When I was younger I had a hard time sitting through a whole movie or reading a whole book. I was that person asking a million questions about the outcome before it ever got to the plot or skipping through chapters to get to the end. I didn't have the patience to wait it out and hope for the best.
That mindset has definitely followed me as I've grown into a young adult. I find myself constantly worrying about things and forming more chaos than what is actually there. I am always seeing half of things, not knowing the outcome, and forcing endings only to wonder why there isn't a happy ending at the end. I really hate waiting for the end of movies or reading the whole book.
It has taken me many, many years to realize I am not in control of everything and no matter how much I would like to be, it won't ever happen. I'm so thankful to have a God that sees my struggle with patience and tries to calm me in my storm of worry. A lot of times I am discouraged by living in the unknown I no longer see the potential in things working out to my favor. I see what something should be and focus way too much on the impossible.
Truth is, I will never feel like I am OK with waiting.
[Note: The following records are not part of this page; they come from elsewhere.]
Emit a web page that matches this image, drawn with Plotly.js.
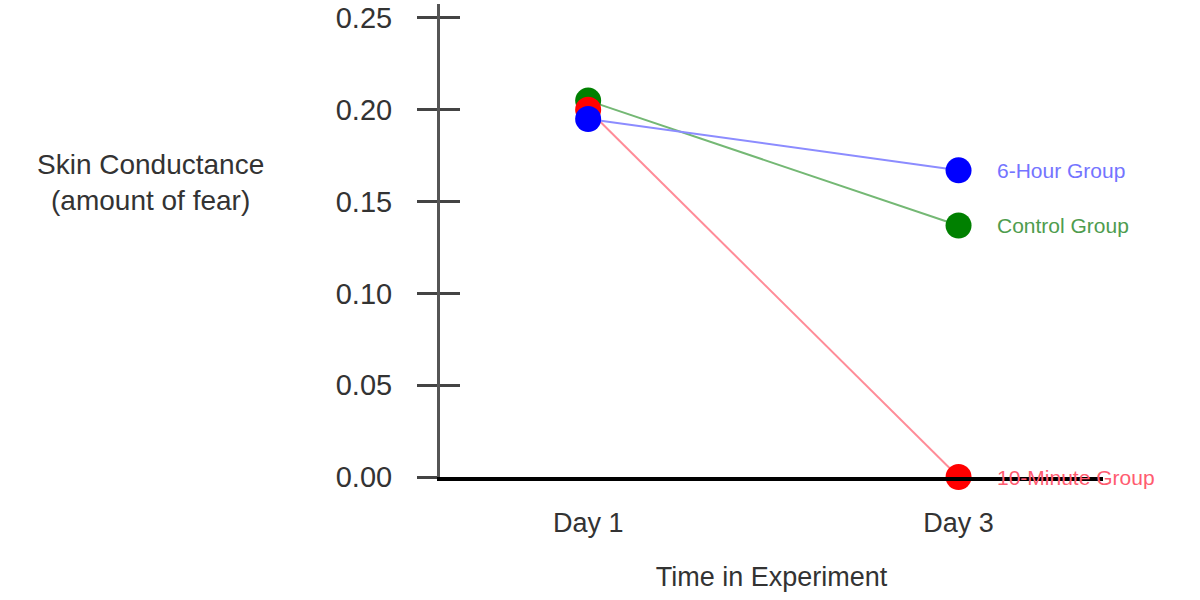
<!DOCTYPE html>
<html>
<head>
<meta charset="utf-8">
<script src="https://cdn.plot.ly/plotly-3.0.1.min.js"></script>
<style>html,body{margin:0;padding:0;background:#fff;}#chart{width:1200px;height:600px;}</style>
</head>
<body>
<div id="chart"></div>
<script>
const days = ['Day 1', 'Day 3'];
const controlGroup = [0.205, 0.137];
const tenMinuteGroup = [0.200, 0.000];
const sixHourGroup = [0.195, 0.167];
const groupNames = ['Control Group', '10-Minute Group', '6-Hour Group'];
const yTickVals = [0, 0.05, 0.10, 0.15, 0.20, 0.25];
const yTickText = ['0.00', '0.05', '0.10', '0.15', '0.20', '0.25'];

const FONT = 'Liberation Sans, Arial, Helvetica, sans-serif';
const series = [controlGroup, tenMinuteGroup, sixHourGroup];
const markerColors = ['#008000', '#ff0000', '#0000ff'];
const lineColors = ['#74b874', '#ff8c98', '#8c8cff'];
const labelColors = ['#4e9c4e', '#ff5c70', '#7474ff'];

const traces = series.map((vals, i) => ({
  x: days,
  y: vals,
  type: 'scatter',
  mode: 'lines+markers',
  name: groupNames[i],
  cliponaxis: false,
  line: {color: lineColors[i], width: 2},
  marker: {color: markerColors[i], size: 26},
  hoverinfo: 'skip'
}));
// helper invisible trace on yaxis2 to carry inside ticks
traces.push({x: days, y: [null, null], type: 'scatter', mode: 'markers', yaxis: 'y2', showlegend: false, hoverinfo: 'skip'});

const annotations = series.map((vals, i) => ({
  x: 1, y: vals[1], xref: 'x', yref: 'y',
  text: groupNames[i], showarrow: false, xanchor: 'left', yanchor: 'middle', xshift: 36,
  font: {family: FONT, size: 21, color: labelColors[i]}
}));
annotations.push({
  xref: 'paper', yref: 'paper', x: -0.436, y: 0.623,
  text: 'Skin Conductance<br>(amount of fear)', showarrow: false,
  xanchor: 'center', yanchor: 'middle', align: 'center',
  font: {family: FONT, size: 28, color: '#333'}
});

const yRange = [0, 0.2576];
const layout = {
  width: 1200, height: 600,
  margin: {l: 440, r: 97, t: 4, b: 123},
  paper_bgcolor: '#fff', plot_bgcolor: '#fff',
  showlegend: false,
  font: {family: FONT, color: '#333'},
  xaxis: {
    type: 'category', range: [-0.4, 1.39],
    showline: true, linecolor: '#000', linewidth: 4,
    showgrid: false, zeroline: false, ticks: '',
    tickfont: {family: FONT, size: 27, color: '#333'},
    ticklabelstandoff: 19,
    title: {text: 'Time in Experiment', font: {family: FONT, size: 27, color: '#333'}, standoff: 31}
  },
  yaxis: {
    range: yRange, showgrid: false, zeroline: false,
    showline: true, linecolor: '#555', linewidth: 3,
    tickmode: 'array', tickvals: yTickVals, ticktext: yTickText,
    ticks: 'outside', ticklen: 20, tickwidth: 3, tickcolor: '#444',
    ticklabelstandoff: 19, ticklabeloverflow: 'allow',
    tickfont: {family: FONT, size: 29, color: '#333'}
  },
  yaxis2: {
    overlaying: 'y', side: 'left', range: yRange,
    showgrid: false, zeroline: false, showline: false,
    tickmode: 'array', tickvals: yTickVals,
    ticks: 'inside', ticklen: 20, tickwidth: 3, tickcolor: '#444',
    showticklabels: false
  },
  annotations: annotations
};

Plotly.newPlot('chart', traces, layout, {displayModeBar: false, staticPlot: true});
</script>
</body>
</html>
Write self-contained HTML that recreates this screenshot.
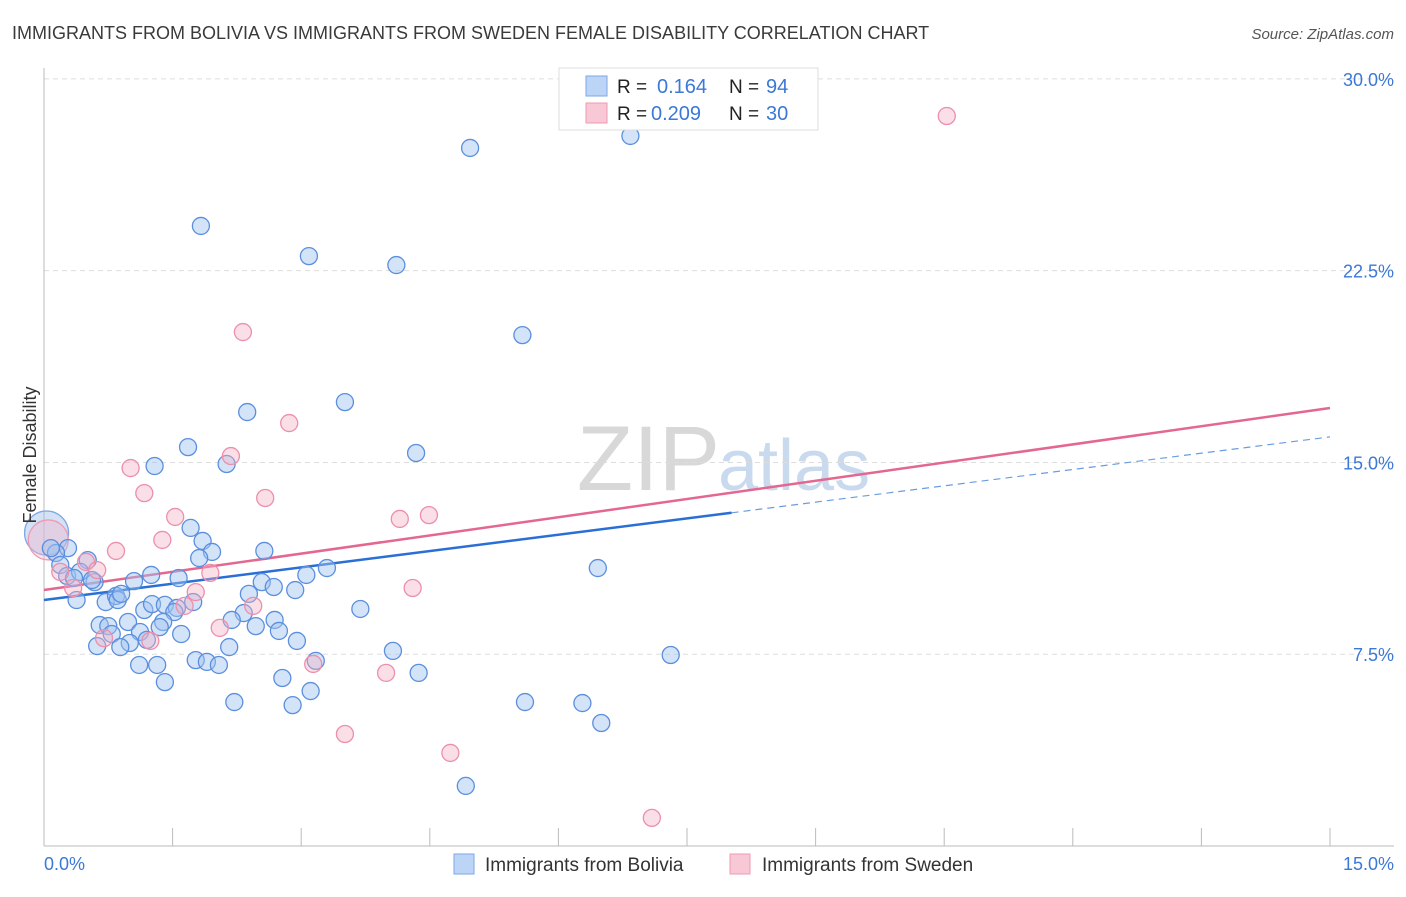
<!DOCTYPE html>
<html><head><meta charset="utf-8"><style>
body{margin:0;background:#fff;font-family:"Liberation Sans",sans-serif;}
svg text{font-family:"Liberation Sans",sans-serif;}
</style></head><body>
<svg id="chart" width="1406" height="892">
<text x="12" y="39" font-size="18" fill="#3a3a3a">IMMIGRANTS FROM BOLIVIA VS IMMIGRANTS FROM SWEDEN FEMALE DISABILITY CORRELATION CHART</text>
<text x="1394" y="39" font-size="15" fill="#555" text-anchor="end" font-style="italic">Source: ZipAtlas.com</text>
<text x="720" y="490" font-size="92" fill="#d8d8d8" text-anchor="end" font-family="Liberation Serif">ZIP</text>
<text x="718" y="490" font-size="72" fill="#c9d9ee">atlas</text>
<g id="grid"></g><g id="axes"></g><g id="lines"></g><g id="pts"></g>
<text x="36" y="455" font-size="18" fill="#333" text-anchor="middle" transform="rotate(-90 36 455)">Female Disability</text>
<text x="44" y="870" font-size="18" fill="#3b78d8">0.0%</text>
<text x="1394" y="870" font-size="18" fill="#3b78d8" text-anchor="end">15.0%</text>
<g>
<rect x="559" y="68" width="259" height="62" fill="#fff" stroke="#ddd"/>
<rect x="586" y="76" width="21" height="20" fill="#bcd4f6" stroke="#7ea7e6"/>
<rect x="586" y="103" width="21" height="20" fill="#f9c8d6" stroke="#ee9ab3"/>
<text x="617" y="93" font-size="19" fill="#222">R = </text><text x="657" y="93" font-size="20" fill="#3b78d8">0.164</text>
<text x="729" y="93" font-size="19" fill="#222">N = </text><text x="766" y="93" font-size="20" fill="#3b78d8">94</text>
<text x="617" y="120" font-size="19" fill="#222">R = </text><text x="651" y="120" font-size="20" fill="#3b78d8">0.209</text>
<text x="729" y="120" font-size="19" fill="#222">N = </text><text x="766" y="120" font-size="20" fill="#3b78d8">30</text>
</g>
<g>
<rect x="454" y="854" width="20" height="20" fill="#bcd4f6" stroke="#7ea7e6"/>
<text x="485" y="871" font-size="19" fill="#333">Immigrants from Bolivia</text>
<rect x="730" y="854" width="20" height="20" fill="#f9c8d6" stroke="#ee9ab3"/>
<text x="762" y="871" font-size="19" fill="#333">Immigrants from Sweden</text>
</g>
</svg>
<script>
const yTicks=[7.5,15,22.5,30];
const yTickLabels=["7.5%","15.0%","22.5%","30.0%"];
const xTicks=[0,1.5,3,4.5,6,7.5,9,10.5,12,13.5,15];
const boliviaX=[4.97,6.84,1.83,3.09,4.11,5.58,3.51,2.37,4.34,1.68,1.29,2.13,1.71,1.85,1.96,1.81,2.57,6.46,3.30,3.06,1.25,1.57,1.05,2.54,2.68,2.93,2.39,0.59,0.51,0.28,0.14,0.19,0.27,0.42,0.35,0.56,0.38,0.72,0.84,0.86,0.90,1.17,1.26,1.41,1.55,1.52,1.74,1.39,1.60,1.35,0.98,0.65,0.75,0.79,1.12,1.20,1.00,0.62,0.89,2.33,2.19,2.47,2.69,2.74,2.95,2.16,1.77,1.90,2.04,3.17,3.69,4.07,4.37,7.31,1.11,1.32,1.41,2.78,3.11,2.22,2.90,5.61,6.28,6.50,4.92,0.08];
const boliviaY=[27.3,27.77,24.25,23.07,22.72,19.98,17.36,16.97,15.37,15.6,14.86,14.94,12.44,11.93,11.5,11.26,11.54,10.87,10.87,10.6,10.6,10.48,10.36,10.32,10.13,10.01,9.86,10.32,11.18,11.65,11.46,10.99,10.56,10.72,10.48,10.4,9.62,9.54,9.78,9.62,9.86,9.23,9.46,9.43,9.31,9.15,9.54,8.76,8.29,8.56,8.76,8.64,8.6,8.29,8.37,8.06,7.94,7.82,7.78,9.11,8.84,8.6,8.84,8.41,8.02,7.78,7.27,7.2,7.08,7.24,9.27,7.63,6.77,7.47,7.08,7.08,6.41,6.57,6.06,5.63,5.51,5.63,5.59,4.81,2.35,11.65];
const swedenX=[10.53,2.32,2.86,2.18,1.01,1.17,2.58,1.53,4.49,4.15,1.38,0.84,0.49,0.62,1.94,0.19,0.34,1.77,4.30,1.64,2.44,2.05,0.70,1.24,3.14,3.99,3.51,4.74,7.09];
const swedenY=[28.55,20.1,16.54,15.25,14.78,13.8,13.61,12.87,12.94,12.79,11.97,11.54,11.11,10.79,10.68,10.72,10.09,9.93,10.09,9.39,9.39,8.53,8.13,8.02,7.12,6.77,4.38,3.64,1.1];
const bigBolivia=[0.03,12.24];
const bigSweden=[0.05,11.97];
const trendBolivia=[9.62,16.0];
const trendSweden=[10.01,17.13];
const X0=44,X1=1330,YB=846,PPY=25.57;
const sx=v=>X0+(X1-X0)*v/15, sy=v=>YB-v*PPY;
const NS="http://www.w3.org/2000/svg";
function mk(p,t,a){const e=document.createElementNS(NS,t);for(const k in a)e.setAttribute(k,a[k]);document.getElementById(p).appendChild(e);return e;}
yTicks.forEach((t,i)=>{
 const g=mk('grid','line',{x1:44,x2:1394,y1:sy(t),y2:sy(t),stroke:'#ddd','stroke-dasharray':'5,4'});
 
 
 const l=mk('axes','text',{x:1394,y:sy(t)+7,'font-size':18,fill:'#3b78d8','text-anchor':'end'});
 l.textContent=yTickLabels[i];
 
 
});
const ax=mk('axes','line',{x1:44,x2:44,y1:68,y2:846,stroke:'#bbb'});


const bx=mk('axes','line',{x1:44,x2:1394,y1:846,y2:846,stroke:'#bbb'});


xTicks.forEach(t=>{const k=mk('axes','line',{x1:sx(t),x2:sx(t),y1:828,y2:846,stroke:'#bbb'});
 
 });
function pt(x,y,r,f,s,n){const c=mk('pts','circle',{cx:sx(x),cy:sy(y),r:r,fill:f,stroke:s,'stroke-width':1.3});
 
 }
pt(bigBolivia[0],bigBolivia[1],22,'rgba(160,190,235,0.45)','#7ea7e6','bolivia-point-large');
pt(bigSweden[0],bigSweden[1],20,'rgba(245,180,200,0.4)','#ee9ab3','sweden-point-large');
boliviaX.forEach((x,i)=>pt(x,boliviaY[i],8.5,'rgba(160,195,240,0.45)','#5b8fde','bolivia-point'));
swedenX.forEach((x,i)=>pt(x,swedenY[i],8.5,'rgba(245,175,195,0.4)','#ec8fac','sweden-point'));
const by=x=>trendBolivia[0]+(trendBolivia[1]-trendBolivia[0])*x/15;
const l1=mk('lines','line',{x1:sx(0),y1:sy(by(0)),x2:sx(8.02),y2:sy(by(8.02)),stroke:'#2a6fd6','stroke-width':2.5});


const l2=mk('lines','line',{x1:sx(8.02),y1:sy(by(8.02)),x2:sx(15),y2:sy(by(15)),stroke:'#6a9de0','stroke-width':1.2,'stroke-dasharray':'7,5'});


const l3=mk('lines','line',{x1:sx(0),y1:sy(trendSweden[0]),x2:sx(15),y2:sy(trendSweden[1]),stroke:'#e4678f','stroke-width':2.5});


</script>
</body></html>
I will never feel OK with hoping for the best and letting my life run it's course. I will never have that part of OCD taken from me or completely calmed. I will always have a sense of worry for the future and that is fine. It's OK because God doesn't work that way.
When God took me in, he knew my shortcomings and struggles. He also knew my potential and expectations. God knows I'm not ready to give up full control. He knows He is in control anyway. God knows that He can get me ready to trust one hundred percent. I know many of you struggle with trusting God to work through the middle of your story to make a great ending.
The purpose is that sometimes the process doesn't look like the ending. Sometimes it's easy to be discouraged by the chapter you are given at the moment. Sometimes it's hard to see that the chapter you are in isn't the end and that God has many more for us. That not every chapter can be the best one we read.
I know there is struggle in getting through the hard chapters and trusting God that there is a happy ending for us all, but always remember God is always working on our provision and that we can't always skip through the movie or flip through the pages. Don't force chapters to happen or characters to stay. God is writing your story and if it's not a happy ending, it's not the end. Stay patient.